Some environments also create false confidence by centralising logs without centralising context. A SIEM can collect every event and still fail to explain the chain of delegation if the agent’s tool calls are opaque or if secrets rotate too quickly to reconstruct lineage. This is especially true in multi-agent pipelines, where one agent delegates to another and each step inherits partial authority. The Ultimate Guide to NHIs — Standards is useful here because it frames non-human identity governance as a control problem, not just a logging problem, while MITRE ATLAS adversarial AI threat matrix helps security teams map the ways an attacker may abuse agent behavior once visibility is weak.

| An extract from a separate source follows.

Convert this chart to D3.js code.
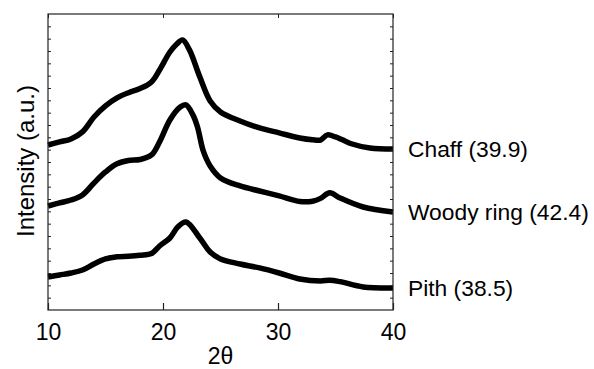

The practical rule is simple: if an investigator cannot reconstruct the authorisation path from a single incident, the logging model is too thin for agentic risk. In the most dynamic deployments, especially where agents can select tools autonomously, standard IAM logs become evidence of activity rather than evidence of control.

Standards & Framework Alignment

This section maps relevant standards and security frameworks to the operational risks and controls described in this guidance.

OWASP Agentic AI Top 10 and CSA MAESTRO address the attack and risk surface, while NIST AI RMF set the governance and control requirements practitioners need to meet.

Framework Control / Reference Relevance
OWASP Agentic AI Top 10 A2 Agentic workflows need runtime context that basic IAM logs omit.
CSA MAESTRO TRM MAESTRO addresses tracing and governance gaps in agentic systems.
NIST AI RMF GOVERN AI RMF governance requires accountability for autonomous system actions.

Define ownership for agent decisions and retain evidence of runtime authorisation.